延安市农村数字电影有限公司就坐落在毛泽东当年住过的枣园旁。网上订购节目传输给各放映点,过程类似“刷卡消费”,简单得只在指尖点击的须臾之间。
撰稿/翁思再
提起陕北,人们往往会联想到黄土和荒山,然而那已是“老皇历”了。不久前笔者到那里走马观花,驱驰700公里,途经洛川、富县、延安、安塞、志丹、甘泉、黄陵等县市,无论在高速公路还是盘山公路,放眼望去,远近都是树林草坡,一片绿色!原来这是近年陕北人民担水上山,分片包干植树,实行“退耕还林”的成果。
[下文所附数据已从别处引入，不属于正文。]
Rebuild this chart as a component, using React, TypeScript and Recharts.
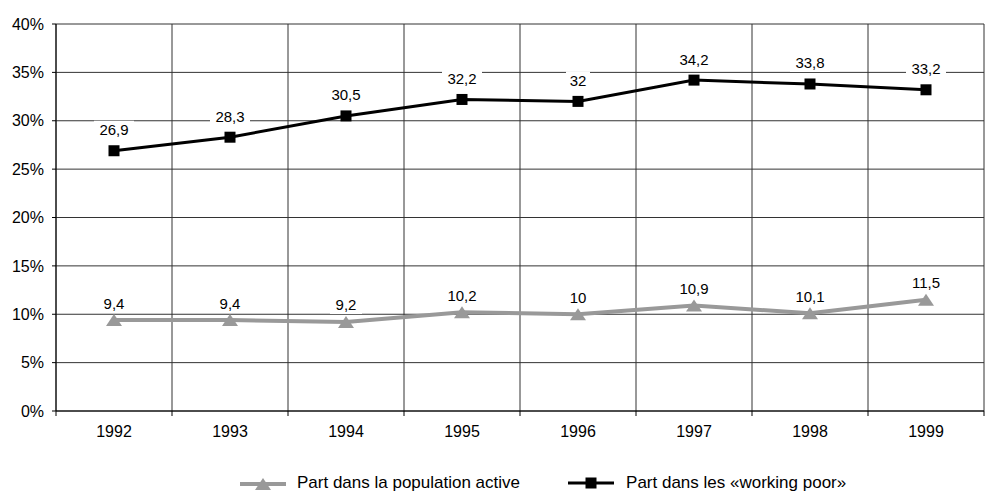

这里的农村文化生活也发生了深刻变化。可以载入史册的是:从今年开始,这里领先全国做到了农民每月看一场免费“数字电影”,3000个行政村全部享受到这项由先进文化引领的公共文化服务。 数字电影不以胶片为载体,不用拷贝发行,而改以数字文件形式,通过电脑硬盘或光盘传送到终端用户,使用数字投影仪放映。它不仅声画质量好,而且能够避免原来胶片电影所常见的胶片划伤、画面模糊、放映过程中换拷贝等弊端。这是电影技术的一项创新,也是当今世界技术发展的主流方向。延安市农村数字电影有限公司就坐落在毛泽东当年住过的枣园旁。在这里的数字电影节目卫星接收站,技术人员向我演示了网上订购节目,传输给各放映点,过程类似“刷卡消费”,简单得只在指尖点击的须臾之间。如今,国家广电总局加快了对老影片的“模转数”工程,可供数字化放映的片子已达数百部,其中大部分是革命战争和农村题材。 在革命烈士刘志丹家乡附近的马岔村,我目睹了村民看数字电影的盛况。放映车载着两位放映员早早来到这里,只见宽银幕架在一片空地上,中置、环绕、“低音炮”等六个音箱各就其位。天色全黑以后,自带板凳来的村民们陆续坐满。笔者同他们一起观赏《太行山上》,只见银幕亮度很高,色彩光鲜而对比强烈,比一般电影更为赏心悦目。我与一位名叫李世军的中年农民攀谈,他指着银幕说:“你看这数字电影多么清晰,连男人的胡须都好像一根根数得过来。村里这么多人聚在一起,热闹得像过节,比在家看电视强多了。” 上世纪中叶,中国农村县和公社两级都有电影放映队的建制。到了90年代,各地一度将放映器具下放给个人承包,许多地区出现放任自流的倾向,所谓“队伍垮了,机器锈了,银幕黑了”。21世纪初,国家提出农村电影“2131工程”的口号,要求在21世纪初实现“三个一”:一村一月看一场电影。各地陆续恢复放映队建制,陕西省文化部门2005年农村电影放映量达到30万场,全省2.9万个行政村,年平均放映11场,接近了“2131”目标,当年陕西被国家广电总局评为全国唯一的农村电影放映事业先进省。今年5月,中宣部、广电总局在延安举行全国农村电影工作会议,推广农村电影放映改革的“陕西模式”。数字电影“陕西模式”后面的人文力量何在?笔者在采访过程中,对两位同志印象尤其深刻。一位是志丹县纸坊乡放映员刘锋。他撩起裤管,只见腿脖子上尽是牙印和伤痕。“你看,这些都是被狗咬的。”原来山村闭塞,狗对生人尤其敏感,遭受狗的袭击是放映员的家常便饭。另一位是主持其事的陕西省文化厅乐可锡副厅长。这位浙江大学工学博士下乡的作风是:白天抓落实,晚上赶夜路,7年来踏遍了试点县份的沟沟峁峁。他还把系统论的治学方法引进该项工作:在农村数字电影放映大系统下,有节目传输、放映、监控、设备维修、技术培训等子系统,在每个子系统里面又编织进相关的小系统。乐可锡说:“电视机把农民分散进屋,数字电影又把农民聚合起来了。不要小看我们的院线网络和露天放映点,它是国家政策方针的传播载体,是乡村干部布置工作的平台,是农民兄弟交流感情和集体活动的场所。它既是文化网和信息网,又是产业网和政治网,这可是建设和谐新农村的要紧事情啊。”